Si c'est l'idée que vous vous faites d'un échange interculturel, c'est très bien, mais sachez que tous ceux qui échangent avec vous s'autocensurent.
— 🖤 Christine (@christinelu) Le 15 janvier 2025
En vertu de la réglementation de la Chine continentale, les plateformes en ligne opérant en Chine doivent censurer les contenus critiques à l'égard des autorités chinoises et contraires aux valeurs fondamentales du parti communiste chinois.
*join REDnote*
*start posting*-“Taiwan is a country”
-“Free Tibet”
-“Covid came from China”
-“Uyghur concentration camps”
-“Tiananmen square massacre”
-“Mao starved 45 million Chinese” pic.twitter.com/tZ9ynDrIJe— Dispropaganda (@Dispropoganda) Le 15 janvier 2025
China Digital Times suit les pratiques de censure de Xiaohongshu depuis des années :
À partir de 2022 : Comment Xiaohongshu censure les «incidents soudains»
— China Digital Times (@chinadigitaltimes.net) Le 16 janvier 2025 à 3h35
Pour les TikTokers américains, le fait de se rendre en masse sur Xiaohongshu est un acte de résistance. Toutefois, certains dissidents chinois d'outre-mer estiment que cette action minimise les souffrances réelles des opprimés. Rei Xia, une militante chinoise en exil qui a participé aux manifestations du Livre blanc, exprime sa frustration sur X :
Il est à la fois triste et traumatisant de voir que la plupart des Américains ont jeté leurs soucis de premier monde sur la douleur et la souffrance réelles des populations sous un autre régime, le Parti communiste chinois, et ce, de manière ridicule, sur la question même de la « censure ». […]
La même plainte qui vous amène à RedNote a conduit d'innombrables Chinois en prison.
Et l'application #RedNote que vous utilisez aujourd'hui fait partie de la machine d'État qui fait disparaitre les questions des Ouïghours, du Tibet et de Hong Kong, fait taire les voix des prisonniers politiques, des universitaires, des journalistes civils, des cinéastes, des LGBTQ et des féministes, et interdit toute mention du massacre de Tiananmen, de l'Ukraine ou même du confinement pendant trois ans lors de la Covid.
Un test pour les autorités de la Chine continentale
Pendant ce temps, les autorités de la Chine continentale ont saisi l'occasion pour critiquer l'hypocrisie du gouvernement américain.

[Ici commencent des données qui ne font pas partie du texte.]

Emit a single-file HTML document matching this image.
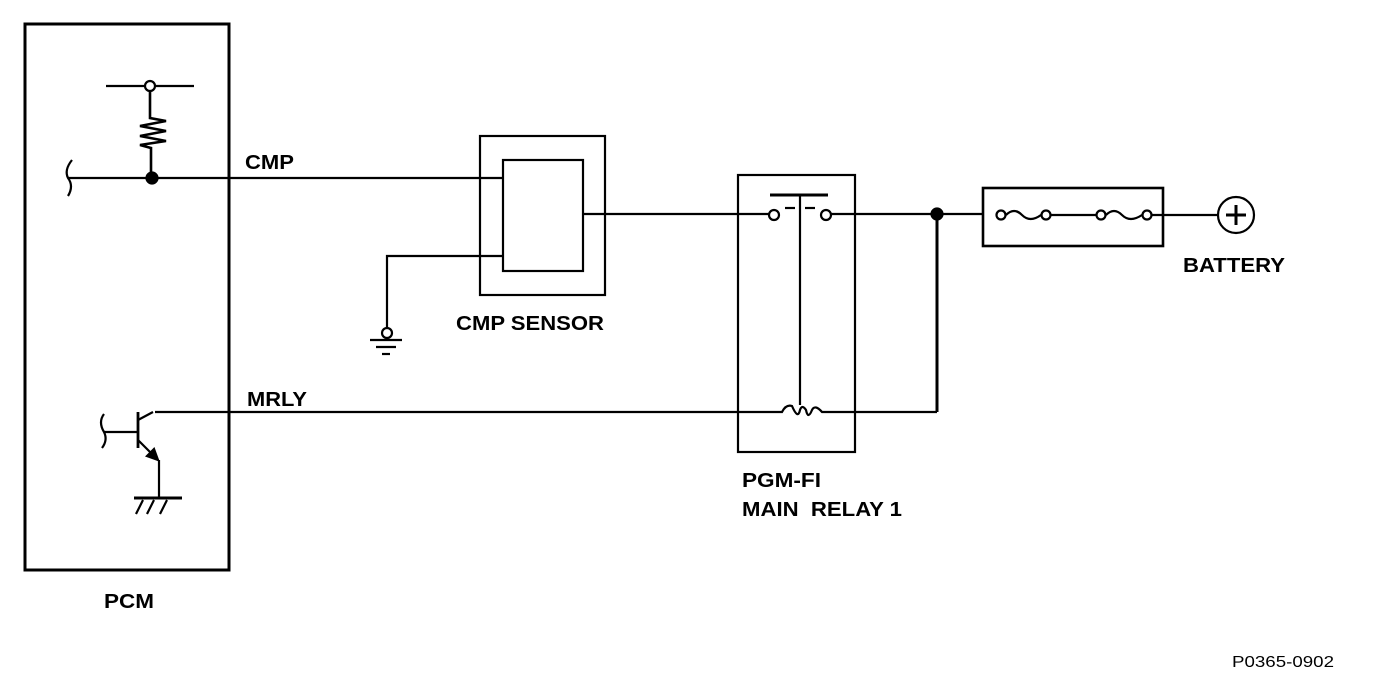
<!DOCTYPE html>
<html><head><style>body{margin:0;background:#fff}svg{display:block}text{font-family:"Liberation Sans",sans-serif;font-weight:bold;font-size:20px;fill:#000}</style></head>
<body>
<svg width="1376" height="688" viewBox="0 0 1376 688" fill="none" stroke="#000" stroke-width="2.2">
<rect x="25" y="24" width="204" height="546" stroke-width="3"/>
<line x1="106" y1="86" x2="194" y2="86"/>
<circle cx="150" cy="86" r="5" fill="#fff"/>
<polyline points="150,91 150,118 166,121 140,126 166,131 140,136 166,141 140,145 151,148 151,178" stroke-width="2.6"/>
<circle cx="152" cy="178" r="5.5" fill="#000"/>
<path d="M72,160 Q64,170 68,178 Q74,186 68,196"/>
<line x1="68" y1="178" x2="480" y2="178"/>
<rect x="480" y="136" width="125" height="159"/>
<rect x="503" y="160" width="80" height="111"/>
<line x1="480" y1="178" x2="503" y2="178"/>
<line x1="583" y1="214" x2="738" y2="214"/>
<polyline points="503,256 387,256 387,328"/>
<circle cx="387" cy="333" r="5" fill="#fff"/>
<line x1="370" y1="340" x2="402" y2="340"/>
<line x1="376" y1="347" x2="396" y2="347"/>
<line x1="382" y1="354" x2="390" y2="354"/>
<rect x="738" y="175" width="117" height="277"/>
<line x1="770" y1="195" x2="828" y2="195" stroke-width="3"/>
<line x1="800" y1="195" x2="800" y2="405"/>
<line x1="785" y1="208" x2="795" y2="208"/>
<line x1="805" y1="208" x2="815" y2="208"/>
<circle cx="774" cy="215" r="5" fill="#fff"/>
<circle cx="826" cy="215" r="5" fill="#fff"/>
<line x1="738" y1="214" x2="769" y2="214"/>
<line x1="831" y1="214" x2="983" y2="214"/>
<circle cx="937" cy="214" r="5.5" fill="#000"/>
<line x1="937" y1="214" x2="937" y2="412" stroke-width="3"/>
<path d="M155,412 L782,412 Q786,404 792,406 Q798,420 800,410 Q802,404 806,410 Q808,420 812,410 Q815,404 822,412 L937,412"/>
<rect x="983" y="188" width="180" height="58" stroke-width="2.6"/>
<circle cx="1001" cy="215" r="4.5" fill="#fff"/>
<circle cx="1046" cy="215" r="4.5" fill="#fff"/>
<circle cx="1101" cy="215" r="4.5" fill="#fff"/>
<circle cx="1147" cy="215" r="4.5" fill="#fff"/>
<path d="M1006,215 Q1014,207 1022,215 Q1030,223 1041,215"/>
<line x1="1051" y1="215" x2="1096" y2="215"/>
<path d="M1106,215 Q1114,207 1122,215 Q1130,223 1142,215"/>
<line x1="1152" y1="215" x2="1217" y2="215"/>
<circle cx="1236" cy="215" r="18"/>
<line x1="1226" y1="215" x2="1246" y2="215" stroke-width="3"/>
<line x1="1236" y1="205" x2="1236" y2="225" stroke-width="3"/>
<line x1="138" y1="412" x2="138" y2="448" stroke-width="2.8"/>
<line x1="138" y1="420" x2="153" y2="412"/>
<path d="M104,414 Q98,422 104,432 Q108,440 102,448"/>
<line x1="104" y1="432" x2="138" y2="432"/>
<line x1="138" y1="440" x2="158" y2="460"/>
<polygon points="158,460 147,456 154,449" fill="#000"/>
<line x1="159" y1="460" x2="159" y2="498"/>
<line x1="134" y1="498" x2="182" y2="498" stroke-width="3"/>
<line x1="143" y1="500" x2="136" y2="514"/>
<line x1="154" y1="500" x2="147" y2="514"/>
<line x1="167" y1="500" x2="160" y2="514"/>
<g stroke="none">
<text x="245" y="169" textLength="49" lengthAdjust="spacingAndGlyphs">CMP</text>
<text x="247" y="406" textLength="60" lengthAdjust="spacingAndGlyphs">MRLY</text>
<text x="456" y="330" textLength="148" lengthAdjust="spacingAndGlyphs">CMP SENSOR</text>
<text x="742" y="487" textLength="79" lengthAdjust="spacingAndGlyphs">PGM-FI</text>
<text x="742" y="516" textLength="160" lengthAdjust="spacingAndGlyphs" xml:space="preserve">MAIN  RELAY 1</text>
<text x="1183" y="272" textLength="102" lengthAdjust="spacingAndGlyphs">BATTERY</text>
<text x="104" y="608" textLength="50" lengthAdjust="spacingAndGlyphs">PCM</text>
<text x="1232" y="667" textLength="102" lengthAdjust="spacingAndGlyphs" style="font-weight:normal;font-size:16px">P0365-0902</text>
</g>
</svg>
</body></html>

Par exemple, la chaîne de télévision chinoise China Global Television Network (CGTN), financée par l'État, se moque :
Réfugiés TikTok : Nous sommes « sans asile » #TikTokRefugee #TikTok #CGTNOpinion #Cartoon pic.twitter.com/Wm4c47SEBF
— CGTN (@CGTNOfficial) Le 16 janvier 2025
L'incident étant présenté comme une victoire du soft power de la Chine, l'application chinoise pourrait étendre sa portée au monde entier, toujours dans le cadre des règles et réglementations chinoises. L'équipe technique de Xiaohongshu développe donc de nouveaux outils de traduction pour faciliter les échanges, et ses administrateurs éduquent les nouveaux arrivants au «respect» du code communautaire de la plateforme et de la législation chinoise.
Cependant, même si les TikTokers américains sont prêts à s'autocensurer en évitant les sujets politiques, nombreux sont ceux qui doutent que les autorités chinoises autorisent les utilisateurs étrangers à s'implanter dans le cyberespace chinois :
Alors que les Américains envahissent Xiaohongshu, nous assistons à une interaction en ligne beaucoup plus directe entre les citoyens des États-Unis et de la RPC (République Populaire de Chine).
Mais la RPC n'a pas toujours accueilli favorablement cette évolution, ce qui explique en partie pourquoi elle a interdit les réseaux sociaux étrangers.
Le succès récent de Xiaohongshu est donc aussi un test pour les autorités de la RPC.
— Rush Doshi (@RushDoshi) Le 15 janvier 2025
L'opérateur de Xiaohungshu serait en train d'embaucher de nouveaux modérateurs de contenu en anglais pour renforcer la censure de la plateforme. Même si les autorités chinoises n'interdisent pas aux adresses IP internationales de visiter l'application, le renforcement de la censure risque d'en faire fuir plus d'un. Si les créateurs américains de contenu TikTok ne parviennent pas à trouver des moyens de tirer des revenus de la plateforme chinoise, l'échange sera probablement de courte durée.